4. The method of claim 1 which includes forming ice nuclei in a first zone and the water drops are provided in a second zone spaced apart from the first zone.

5. The method of claim 4, which includes flowing the water through a nozzle chamber;

discharging the water from the chamber as fluid streams; and

disturbing cyclically the fluid streams emerging from the chamber by superimposing an alternating signal thereon.

6. The method of claim 5 which includes providing a signal at a predetermined frequency and applying said signal to the fluid streams.

7. A method for the formation of snow which includes:

a. providing substantially uniform water drops in a first zone by:

i. discharging water from an orifice as a fluid stream; and

ii. disturbing cyclically the fluid stream emerging from the orifice to form uniform drops;

b. cooling the water drops to below 0.degree.C;

c. forming ice nuclei in a second zone spaced apart from the first zone;

d. commingling the water drops formed with the ice nuclei to form a water-nuclei mixture; and

e. discharging the mixture into the atmosphere to form snow-like crystals.

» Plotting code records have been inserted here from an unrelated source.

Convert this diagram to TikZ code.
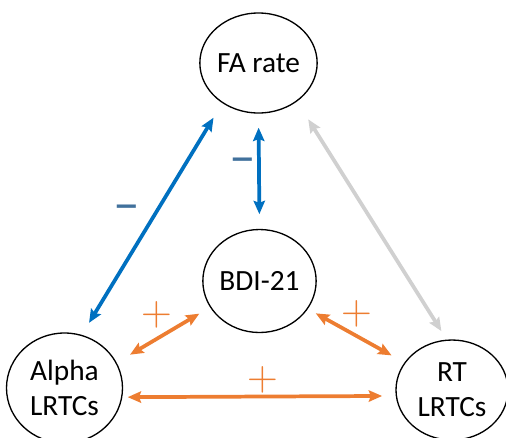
\documentclass[tikz,border=0pt]{standalone}
\usepackage{fontspec}
\setmainfont{Carlito}
\newfontfamily\signfont{Latin Modern Roman}
\usetikzlibrary{arrows.meta, shapes.geometric}
\definecolor{negblue}{HTML}{0070C0}
\definecolor{signblue}{HTML}{41719C}
\definecolor{posorange}{HTML}{ED7D31}
\definecolor{nsgray}{HTML}{D0D0D0}
\begin{document}
\begin{tikzpicture}[x=0.75pt,y=-0.75pt,>={Stealth[length=10pt,width=8.5pt,inset=1.5pt]}]
\tikzstyle{var}=[ellipse,draw=black,line width=1pt,inner sep=0pt,align=center,font=\fontsize{22}{26}\selectfont]
\tikzstyle{link}=[<->,line width=2.8pt]
\tikzstyle{minus}=[inner sep=0pt,text=signblue,font=\fontsize{40}{44}\selectfont]
\tikzstyle{plus}=[inner sep=0pt,text=posorange,font=\signfont\fontsize{32}{34}\selectfont]
\useasboundingbox (0,0) rectangle (506,437);
\node [var,minimum width=84.75pt,minimum height=75pt] (fa) at (258.5,63) {FA rate};
\node [var,minimum width=84.75pt,minimum height=77.25pt] (bdi) at (259.5,281) {BDI-21};
\node [var,minimum width=87pt,minimum height=82.5pt] (alpha) at (64.5,388) {Alpha\\LRTCs};
\node [var,minimum width=84pt,minimum height=75pt] (rt) at (452,390) {RT\\LRTCs};
% negative links
\draw [link,negblue,shorten <=10.5pt,shorten >=12.75pt] (alpha.72) -- (fa.228);
\draw [link,negblue,shorten <=10.5pt,shorten >=11pt] (fa.south) -- (bdi.north);
% no link
\draw [link,nsgray,shorten <=15.75pt,shorten >=7.5pt] (fa.315) -- (rt.96);
% positive links
\draw [link,posorange,shorten <=11.6pt,shorten >=9.3pt] (alpha.26) -- (bdi.208);
\draw [link,posorange,shorten <=6.75pt,shorten >=11pt] (bdi.330) -- (rt.150.5);
\draw [link,posorange,shorten <=4pt,shorten >=10.2pt] (alpha.351) -- (rt.186.6);
% signs
\node [minus] (m1) at (127,213) {–};
\node [minus] (m2) at (243,166) {–};
\node [plus] (p1) at (157,315) {+};
\node [plus] (p2) at (357,314) {+};
\node [plus] (p3) at (263,380) {+};
\end{tikzpicture}
\end{document}
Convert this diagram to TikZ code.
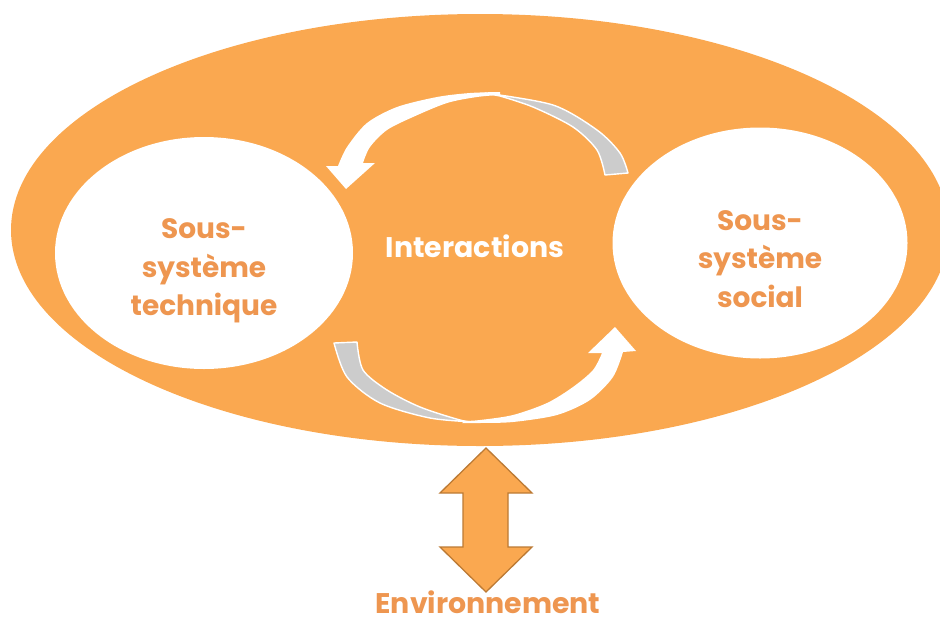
\documentclass[tikz,border=0pt]{standalone}
\usepackage{fontspec}
\setmainfont{Poppins}
\usetikzlibrary{shapes.geometric}
\definecolor{orangefill}{RGB}{250,168,80}
\definecolor{orangetext}{RGB}{238,150,80}
\definecolor{arrowedge}{RGB}{188,122,52}
\definecolor{ribbongray}{RGB}{204,204,204}
\tikzset{
  bigell/.style={ellipse, fill=orangefill, inner sep=0pt, outer sep=0pt},
  subell/.style={ellipse, fill=white, inner sep=0pt, outer sep=0pt},
  subtext/.style={align=center, text=orangetext, font=\fontsize{28}{38.5}\selectfont\bfseries, inner sep=0pt},
  midtext/.style={text=white, font=\fontsize{28.4}{30}\selectfont\bfseries, inner sep=0pt},
  envtext/.style={text=orangetext, font=\fontsize{28.4}{30}\selectfont\bfseries, inner sep=0pt, text depth=0pt},
  ribbonback/.style={fill=ribbongray, draw=white, line width=1.4pt, line join=round},
  ribbonfront/.style={fill=white},
  bigarrow/.style={fill=orangefill, draw=arrowedge, line width=1.3pt, line join=miter}
}
\begin{document}
\begin{tikzpicture}[x=1pt, y=-1pt]
\clip (0,0) rectangle (940,619);
% outer system
\node[bigell, minimum width=938pt, minimum height=432pt] (sys) at (480,230) {};
% subsystems
\node[subell, minimum width=298pt, minimum height=232pt] (tech) at (204,253) {};
\node[subell, minimum width=295pt, minimum height=231pt] (soc) at (760,243) {};
\node[subtext, yshift=-18pt] (techlbl) at (tech.center) {Sous-\\système\\technique};
\node[subtext, yshift=-16pt] (soclbl) at (soc.center) {Sous-\\système\\social};
\node[midtext, anchor=base] (inter) at (475,257) {Interactions};
% top curved arrow (back face, grey)
\path[ribbonback] plot[smooth] coordinates {(485,93) (553,105) (597,130) (620,153) (628,173)}
  -- (605,175) -- plot[smooth] coordinates {(605,175) (597,150) (573,127) (533,107) (500,96)} -- cycle;
% top curved arrow (front face, white, with head)
\path[ribbonfront] plot[smooth] coordinates {(500,92) (470,93) (437,97) (397,107) (367,123) (347,147) (338,166)}
  -- (326,166) -- (346,189) -- (375,163) -- (363,163)
  -- plot[smooth] coordinates {(363,163) (370,147) (387,130) (413,117) (447,103) (477,97) (500,95)} -- cycle;
% bottom curved arrow (back face, grey)
\path[ribbonback] plot[smooth] coordinates {(334,343) (347,377) (380,403) (430,418) (475,422)}
  -- plot[smooth] coordinates {(475,422) (460,420) (420,407) (387,390) (363,370) (357,342)} -- cycle;
% bottom curved arrow (front face, white, with head)
\path[ribbonfront] plot[smooth] coordinates {(462,423) (480,423) (513,422) (557,415) (590,400) (613,377) (623,352)}
  -- (636,351) -- (615,327) -- (588,353) -- (602,353)
  -- plot[smooth] coordinates {(602,353) (593,370) (573,387) (547,403) (513,415) (480,420) (465,421)} -- cycle;
% environment
\node[envtext, anchor=base] (env) at (488,613) {Environnement};
\draw[bigarrow] (486,448) -- (532,493) -- (508,493) -- (508,547) -- (532,547) -- (486,592)
  -- (440,547) -- (463,547) -- (463,493) -- (440,493) -- cycle;
\end{tikzpicture}
\end{document}
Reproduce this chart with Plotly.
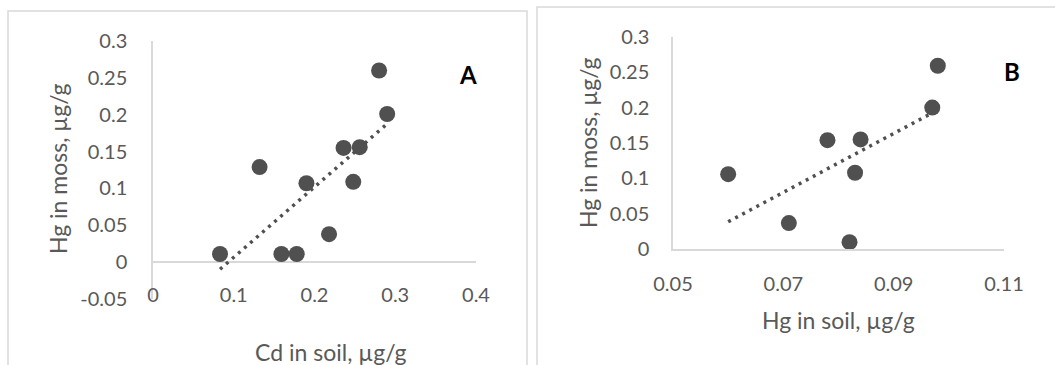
import numpy as np
import plotly.graph_objects as go

W, H = 1055, 365

# Panel A data: Cd in soil vs Hg in moss
cd_soil = [0.083, 0.132, 0.159, 0.178, 0.190, 0.218, 0.236, 0.256, 0.248, 0.280, 0.290]
hg_moss_a = [0.011, 0.129, 0.011, 0.011, 0.107, 0.038, 0.155, 0.156, 0.109, 0.260, 0.201]

# Panel B data: Hg in soil vs Hg in moss
hg_soil = [0.060, 0.071, 0.078, 0.084, 0.083, 0.082, 0.097, 0.098]
hg_moss_b = [0.106, 0.037, 0.154, 0.155, 0.108, 0.010, 0.200, 0.259]

xa_ticks = [0, 0.1, 0.2, 0.3, 0.4]
ya_ticks = [-0.05, 0, 0.05, 0.1, 0.15, 0.2, 0.25, 0.3]
xb_ticks = [0.05, 0.07, 0.09, 0.11]
yb_ticks = [0, 0.05, 0.1, 0.15, 0.2, 0.25, 0.3]

TXT = "#595959"
MK = "#505050"
AX = "#d9d9d9"
FONT = "Lato, Open Sans, sans-serif"

def px(x):
    return x / W

def py(y):
    return 1 - y / H

def trend(xs, ys):
    k, b = np.polyfit(xs, ys, 1)
    xx = np.array([min(xs), max(xs)])
    return xx, k * xx + b

fig = go.Figure()

dotline = dict(color=MK, width=3.5, dash="3px,5px")

fig.add_trace(go.Scatter(x=cd_soil, y=hg_moss_a, mode="markers", xaxis="x", yaxis="y",
                         marker=dict(size=16, color=MK), showlegend=False))
tx, ty = trend(cd_soil, hg_moss_a)
fig.add_trace(go.Scatter(x=tx, y=ty, mode="lines", xaxis="x", yaxis="y",
                         line=dotline, showlegend=False))

fig.add_trace(go.Scatter(x=hg_soil, y=hg_moss_b, mode="markers", xaxis="x2", yaxis="y2",
                         marker=dict(size=16, color=MK), showlegend=False))
tx, ty = trend(hg_soil, hg_moss_b)
fig.add_trace(go.Scatter(x=tx, y=ty, mode="lines", xaxis="x2", yaxis="y2",
                         line=dotline, showlegend=False))

tickfont = dict(family=FONT, size=20, color=TXT)
titlefont = dict(family=FONT, size=23, color=TXT)
labelfont = dict(family=FONT, size=24, color="black")

def ann(text, x, y, font, angle=0):
    return dict(text=text, xref="paper", yref="paper", x=px(x), y=py(y),
                xanchor="center", yanchor="middle", textangle=angle,
                showarrow=False, font=font)

fig.update_layout(
    width=W, height=H,
    margin=dict(l=0, r=0, t=0, b=0, pad=0),
    paper_bgcolor="white", plot_bgcolor="white",
    xaxis=dict(domain=[px(153), px(476)], range=[0, 0.4], tickvals=xa_ticks,
               ticktext=[f"{v:g}" for v in xa_ticks], showgrid=False, zeroline=False,
               showline=False, anchor="free", position=py(281), ticks="",
               tickfont=tickfont, automargin=False, fixedrange=True),
    yaxis=dict(domain=[py(299), py(41)], range=[-0.05, 0.3], tickvals=ya_ticks,
               ticktext=[f"{v:g}" for v in ya_ticks], showgrid=False,
               zeroline=True, zerolinecolor=AX, zerolinewidth=1.5,
               showline=True, linecolor=AX, linewidth=1.5, ticks="",
               ticklabelstandoff=20, anchor="x", tickfont=tickfont,
               automargin=False, fixedrange=True),
    xaxis2=dict(domain=[px(673), px(1004)], range=[0.05, 0.11], tickvals=xb_ticks,
                ticktext=[f"{v:g}" for v in xb_ticks], showgrid=False, zeroline=False,
                showline=True, linecolor=AX, linewidth=1.5, ticks="",
                ticklabelstandoff=16, anchor="y2", tickfont=tickfont,
                automargin=False, fixedrange=True),
    yaxis2=dict(domain=[py(249.3), py(36.7)], range=[0, 0.3], tickvals=yb_ticks,
                ticktext=[f"{v:g}" for v in yb_ticks], showgrid=False, zeroline=False,
                showline=True, linecolor=AX, linewidth=1.5, ticks="",
                ticklabelstandoff=18, anchor="x2", tickfont=tickfont,
                automargin=False, fixedrange=True),
    shapes=[
        dict(type="rect", xref="paper", yref="paper", x0=px(8), x1=px(527),
             y0=py(380), y1=py(11), line=dict(color=AX, width=1.5)),
        dict(type="rect", xref="paper", yref="paper", x0=px(537), x1=px(1070),
             y0=py(380), y1=py(7), line=dict(color=AX, width=1.5)),
    ],
    annotations=[
        ann("Hg in moss, µg/g", 58, 169, titlefont, -90),
        ann("Cd in soil, µg/g", 331, 352, titlefont),
        ann("<b>A</b>", 468, 74, labelfont),
        ann("Hg in moss, µg/g", 588, 143, titlefont, -90),
        ann("Hg in soil, µg/g", 838, 320, titlefont),
        ann("<b>B</b>", 1012, 72, labelfont),
    ],
)

fig.write_html("out.html", config={"displayModeBar": False},
               post_script="document.body.style.margin='0';document.body.style.overflow='hidden';")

8. The method of claim 7 wherein the orifice is disposed in an orifice plate and includes disturbing cyclically the orifice plate to vibrate the plate whereby the fluid stream is broken into uniform drops.

9. The method of claim 7 wherein the fluid stream is disturbed cyclically by:

flowing the water into a nozzle chamber prior to its discharge from the orifice; and

applying an alternating signal through the chamber whereby the fluid stream discharged from the orifice breaks up into uniform drops.

10. The method of claim 9 which includes disturbing cyclically the fluid stream emerging from the chamber by superimposing an alternating signal thereon.

11. The method of claim 10 which includes providing a signal at a predetermined frequency and applying said signal to the fluid stream.

12. The method of claim 7 wherein more than 90 percent of the drops formed are of a size within.+-.10% of a predetermined length mean diameter.

13. The method of claim 7 wherein the length mean diameter of the uniform water drops is between about 200-600 microns.